Hughes noted that this new theory underscores that, what we currently know theoretically about the Earth's magnetic field, can really teach us something about how the Earth-Moon system came into being.

What is the "moon-forming impact"?

Various hypotheses have been proposed regarding how the Earth and Moon were created, most of which involve a massive impact. One widely recognized theory relates to how the Earth, like all the other planets in the solar system, began as a disc of dust and gas swirling around the newborn Sun.

Drag forces pulled the dust particles together to create rock clumps. These evolved into "planetesimals" (tens to hundreds of miles across) before merging to form "protoplanets" around the size of a moon. Through one final significant impact with another object the size of Mars, Earth reached its final size.

This final collision - often referred to as the "moon-forming impact"- was so powerful that it did not just add more material to Earth. It had sufficient energy to vaporize some of the proto-Earth as well as rock and metal in the impacting object. Around the Earth, this vapor condensed into a disc, which later cooled and solidified into the Moon.

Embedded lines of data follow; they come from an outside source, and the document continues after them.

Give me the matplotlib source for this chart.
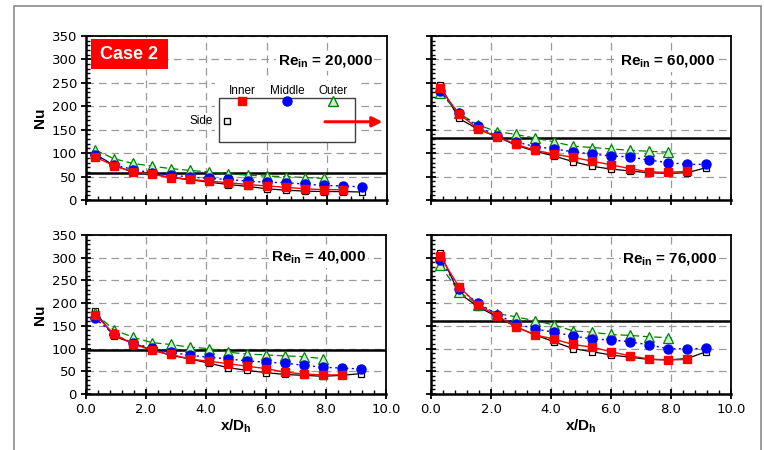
import matplotlib
matplotlib.use("Agg")
import matplotlib.pyplot as plt
from matplotlib.patches import Rectangle, FancyArrowPatch
from matplotlib.ticker import MultipleLocator, FormatStrFormatter

plt.rcParams['font.family'] = ['Liberation Sans', 'DejaVu Sans']
plt.rcParams['mathtext.fontset'] = 'custom'
plt.rcParams['mathtext.rm'] = 'Liberation Sans'
plt.rcParams['mathtext.bf'] = 'Liberation Sans:bold'

# x/Dh stations
x_pos = [0.3, 0.93, 1.57, 2.2, 2.83, 3.47, 4.1, 4.73, 5.37, 6.0, 6.63, 7.27, 7.9, 8.53, 9.17]

# Re = 20,000
inner_20k = [92, 73, 60, 55, 48, 44, 40, 37, 33, 30, 27, 24, 22, 22]
middle_20k = [95, 75, 65, 58, 53, 49, 46, 44, 40, 38, 37, 34, 31, 30, 28]
outer_20k = [107, 88, 78, 72, 67, 63, 60, 56, 53, 51, 50, 48, 46]
side_20k = [98, 74, 59, 55, 48, 43, 38, 33, 29, 24, 21, 19, 18, 18, 17]
avg_20k = 57

# Re = 60,000
inner_60k = [238, 184, 152, 135, 119, 106, 98, 91, 83, 75, 67, 60, 59, 61]
middle_60k = [232, 185, 157, 136, 124, 114, 109, 103, 98, 94, 92, 85, 80, 76, 76]
outer_60k = [229, 185, 160, 146, 140, 132, 124, 115, 112, 109, 106, 104, 102]
side_60k = [245, 174, 151, 135, 117, 104, 94, 82, 72, 66, 62, 58, 57, 58, 69]
avg_60k = 133

# Re = 40,000
inner_40k = [175, 132, 110, 96, 87, 77, 72, 67, 61, 56, 48, 44, 42, 42]
middle_40k = [167, 131, 112, 101, 92, 85, 81, 77, 73, 70, 68, 63, 59, 57, 55]
outer_40k = [178, 141, 125, 113, 109, 103, 100, 92, 88, 86, 84, 82, 78]
side_40k = [182, 127, 112, 97, 85, 77, 68, 58, 52, 47, 43, 41, 39, 41, 45]
avg_40k = 97

# Re = 76,000
inner_76k = [304, 236, 196, 172, 148, 130, 121, 109, 103, 93, 84, 77, 75, 76]
middle_76k = [295, 232, 200, 175, 155, 143, 136, 128, 121, 119, 115, 108, 100, 99, 101]
outer_76k = [284, 225, 197, 177, 170, 161, 152, 139, 136, 131, 129, 126, 124]
side_76k = [311, 222, 192, 170, 148, 130, 115, 100, 93, 86, 81, 76, 75, 78, 93]
avg_76k = 161

re_labels = ['20,000', '60,000', '40,000', '76,000']

W, H = 764, 450
fig = plt.figure(figsize=(W / 100, H / 100), dpi=100)

# outer frame (runs off the bottom edge)
fig.patches.append(Rectangle((14 / W, -0.05), 747 / W, 1.05 - 6 / H, transform=fig.transFigure,
                             fill=False, edgecolor='#8a8a8a', linewidth=1.2))

boxes = [(86, 36, 301, 164), (431, 36, 300, 164), (86, 235, 300, 159), (431, 235, 300, 159)]
data = [(inner_20k, middle_20k, outer_20k, side_20k, avg_20k),
        (inner_60k, middle_60k, outer_60k, side_60k, avg_60k),
        (inner_40k, middle_40k, outer_40k, side_40k, avg_40k),
        (inner_76k, middle_76k, outer_76k, side_76k, avg_76k)]
re_xy = [(0.953, 0.845), (0.947, 0.84), (0.934, 0.855), (0.953, 0.847)]

axes = []
for i, (bx, by, bw, bh) in enumerate(boxes):
    ax = fig.add_axes([bx / W, 1 - (by + bh) / H, bw / W, bh / H])
    axes.append(ax)
    inner, middle, outer, side, avg = data[i]

    ax.axhline(avg, color='black', linewidth=1.8, zorder=2.5)
    ax.plot(x_pos[:len(side)], side, color='black', linewidth=0.9, marker='s', markersize=5,
            markerfacecolor='white', markeredgecolor='black', markeredgewidth=0.9, zorder=3)
    ax.plot(x_pos[:len(outer)], outer, color='#008000', linewidth=0.9, linestyle=(0, (6, 3)),
            marker='^', markersize=7, markerfacecolor='#c8f5c8', markeredgecolor='#008000',
            markeredgewidth=0.9, zorder=4)
    ax.plot(x_pos[:len(middle)], middle, color='#0000ff', linewidth=1.0, linestyle=(0, (1.5, 2.5)),
            marker='o', markersize=6.5, markerfacecolor='#0000ff', markeredgecolor='#0000ff', zorder=5)
    ax.plot(x_pos[:len(inner)], inner, color='#ff0000', linewidth=1.0, marker='s', markersize=6,
            markerfacecolor='#ff0000', markeredgecolor='#ff0000', zorder=6)

    ax.set_xlim(0, 10)
    ax.set_ylim(0, 350)
    ax.xaxis.set_major_locator(MultipleLocator(2))
    ax.xaxis.set_minor_locator(MultipleLocator(0.4))
    ax.yaxis.set_major_locator(MultipleLocator(50))
    ax.yaxis.set_minor_locator(MultipleLocator(10))
    ax.xaxis.set_major_formatter(FormatStrFormatter('%.1f'))
    ax.grid(True, which='major', color='#9a9a9a', linestyle=(0, (6, 4)), linewidth=0.9)
    ax.set_axisbelow(True)
    ax.tick_params(which='major', direction='inout', length=7, width=1.3, labelsize=9.5, pad=3)
    ax.tick_params(which='minor', direction='in', length=3, width=1.0)
    for lab in ax.get_xticklabels() + ax.get_yticklabels():
        lab.set_family('DejaVu Sans')
    for s in ['left', 'bottom']:
        ax.spines[s].set_linewidth(1.8)
    for s in ['top', 'right']:
        ax.spines[s].set_linewidth(1.3)
    if i < 2:
        ax.tick_params(labelbottom=False)
    else:
        ax.set_xlabel('x/D$_{\\mathbf{h}}$', fontsize=11, fontweight='bold', labelpad=1)
    if i % 2 == 1:
        ax.tick_params(labelleft=False)
    else:
        ax.set_ylabel('Nu', fontsize=11, fontweight='bold', labelpad=3)

    ax.text(re_xy[i][0], re_xy[i][1], 'Re$_{\\mathbf{in}}$ = ' + re_labels[i], transform=ax.transAxes,
            ha='right', va='center', fontsize=11, fontweight='bold', zorder=10,
            bbox=dict(facecolor='white', edgecolor='none', pad=1))

# Case label and marker key in first panel
ax = axes[0]
ax.add_patch(Rectangle((0.017, 0.799), 0.255, 0.183, transform=ax.transAxes,
                       facecolor='#ff0000', edgecolor='none', zorder=10))
ax.text(0.144, 0.89, 'Case 2', transform=ax.transAxes, ha='center', va='center',
        color='white', fontsize=13, fontweight='bold', zorder=11)

ax.add_patch(Rectangle((0.43, 0.354), 0.47, 0.37, transform=ax.transAxes,
                       facecolor='white', edgecolor='none', zorder=10))
ax.add_patch(Rectangle((0.442, 0.354), 0.452, 0.268, transform=ax.transAxes,
                       facecolor='white', edgecolor='#404040', linewidth=1.0, zorder=11))
key_x = [0.518, 0.668, 0.821]
key_names = ['Inner', 'Middle', 'Outer']
key_style = [dict(marker='s', markersize=6, markerfacecolor='#ff0000', markeredgecolor='#ff0000'),
             dict(marker='o', markersize=6.5, markerfacecolor='#0000ff', markeredgecolor='#0000ff'),
             dict(marker='^', markersize=7, markerfacecolor='#c8f5c8', markeredgecolor='#008000')]
for kx, name, st in zip(key_x, key_names, key_style):
    ax.text(kx, 0.665, name, transform=ax.transAxes, ha='center', va='center', fontsize=8.5, zorder=12)
    ax.plot([kx], [0.604], transform=ax.transAxes, linestyle='none', zorder=12, clip_on=False, **st)
ax.text(0.422, 0.482, 'Side', transform=ax.transAxes, ha='right', va='center', fontsize=8.5, zorder=12)
ax.plot([0.468], [0.482], transform=ax.transAxes, linestyle='none', marker='s', markersize=5,
        markerfacecolor='white', markeredgecolor='black', zorder=12, clip_on=False)
ax.add_patch(FancyArrowPatch((0.794, 0.477), (0.985, 0.477), transform=ax.transAxes,
                             arrowstyle='-|>,head_length=6,head_width=3', color='#ff0000',
                             linewidth=2.2, zorder=12, shrinkA=0, shrinkB=0))

fig.savefig('out.png', dpi=100)
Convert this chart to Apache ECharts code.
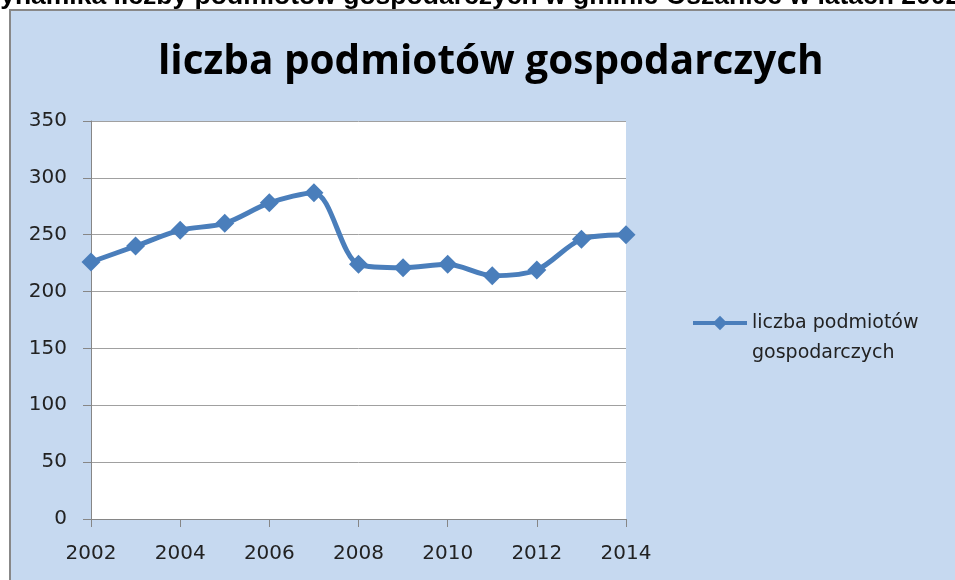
<!DOCTYPE html>
<html>
<head>
<meta charset="utf-8">
<script src="https://cdn.jsdelivr.net/npm/echarts@6/dist/echarts.min.js"></script>
<style>
  html, body { margin: 0; padding: 0; background: #fff; }
  #main { width: 955px; height: 580px; }
</style>
</head>
<body>
<div id="main"></div>
<script>
// dane
var years = [2002, 2003, 2004, 2005, 2006, 2007, 2008, 2009, 2010, 2011, 2012, 2013, 2014];
var values = [226, 240, 254, 260, 278, 287, 224, 221, 224, 214, 219, 246, 250];
var yTicks = [0, 50, 100, 150, 200, 250, 300, 350];
var xTicks = [2002, 2004, 2006, 2008, 2010, 2012, 2014];
var seriesName = 'liczba podmiotów gospodarczych';
var pageTitle = 'Dynamika liczby podmiotów gospodarczych w gminie Oszanice w latach 2002-2014';

var points = years.map(function (y, i) { return [y, values[i]]; });

var myChart = echarts.init(document.getElementById('main'));
var font = '"DejaVu Sans", sans-serif';

var option = {
    backgroundColor: '#ffffff',
    animation: false,
    graphic: [{
        type: 'rect',
        z: -10,
        shape: { x: 10, y: 10, width: 960, height: 590 },
        style: { fill: '#C6D9F0', stroke: '#888888', lineWidth: 2 }
    }, {
        type: 'text',
        z: -5,
        style: {
            x: -19, y: 10,
            text: pageTitle,
            font: 'bold 26.5px "Liberation Sans", Arial, sans-serif',
            fill: '#000',
            verticalAlign: 'bottom'
        }
    }],
    title: {
        text: seriesName,
        left: 153,
        top: 37,
        textStyle: {
            fontFamily: '"Open Sans", sans-serif',
            fontSize: 40.5,
            fontWeight: 'bold',
            color: '#000'
        }
    },
    legend: {
        left: 686,
        top: 273,
        itemWidth: 54,
        itemHeight: 18,
        data: [seriesName],
        formatter: function () { return '\nliczba podmiotów\ngospodarczych'; },
        lineStyle: { width: 4 },
        textStyle: {
            fontFamily: font,
            fontSize: 19,
            color: '#222',
            lineHeight: 30
        }
    },
    grid: {
        left: 91,
        right: 329,
        top: 121,
        bottom: 61,
        show: true,
        backgroundColor: '#ffffff',
        borderWidth: 0
    },
    xAxis: {
        type: 'value',
        min: xTicks[0],
        max: xTicks[xTicks.length - 1],
        interval: 2,
        axisLine: { show: true, lineStyle: { color: '#868686', width: 1 } },
        axisTick: { show: true, length: 8, lineStyle: { color: '#868686' } },
        splitLine: { show: false },
        axisLabel: {
            margin: 25,
            fontFamily: font,
            fontSize: 20,
            color: '#222',
            formatter: function (v) { return String(v); }
        }
    },
    yAxis: {
        type: 'value',
        min: yTicks[0],
        max: yTicks[yTicks.length - 1],
        interval: 50,
        axisLine: { show: true, lineStyle: { color: '#868686', width: 1 } },
        axisTick: { show: true, length: 8, lineStyle: { color: '#868686' } },
        splitLine: { show: true, lineStyle: { color: '#A0A0A0', width: 1 } },
        axisLabel: {
            margin: 24,
            fontFamily: font,
            fontSize: 20,
            color: '#222'
        }
    },
    series: [{
        name: seriesName,
        type: 'line',
        data: points,
        smooth: 0.3,
        symbol: 'diamond',
        symbolSize: 19,
        lineStyle: { color: '#4A7EBB', width: 5 },
        itemStyle: { color: '#4A7EBB' }
    }]
};

myChart.setOption(option);
</script>
</body>
</html>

This theory on the history of the Moon and its relationship to Earth is supported by rigorous chemical studies of lunar meteorites and rock samples brought to Earth by the Apollo moon landings in the 20th century.

An important connection

In 1977 NASA's robotic Voyager 1 spacecraft captured the first full view of Earth & the Moon together in a single frame. Today @NASA_Orion, designed to carry astronauts to the Moon, sent its own view of the Earth-Moon system. Follow along with #Artemis I: https://t.co/w2DE9JLHPq pic.twitter.com/ktWe0SuV4R

— NASA Solar System (@NASASolarSystem) November 28, 2022

By looking at the dynamics of fluids and electrical conduction, Hughes' team found that Earth must have been magnetized either before or as a result of this impact.

"Our argument places a new powerful constraint on theories of the Earth-Moon system and will help distinguish between the various candidates," said Hughes. Simply put, the new theory helps inform future research into what really happened. 

"Not only must such theories account for quantities such as the masses and angular momentum of the Earth and Moon, but must also account for a strongly magnetized Earth," he explained. Previous theories had yet to recognize this potentially important connection.

Going forward, the researchers argue that any realistic model of the formation of the Earth-Moon system must include magnetic field evolution.

In a broader sense, understanding the formation of the Earth and Moon is crucial for reconstructing the evolution of the solar system. It also addresses questions such as how long planets take to develop, what materials accrete to assemble planets, and what characteristics make a planet favorable for life.

Ultimately, all of this directs planetary scientists in their search for more habitable worlds inside and beyond our solar system.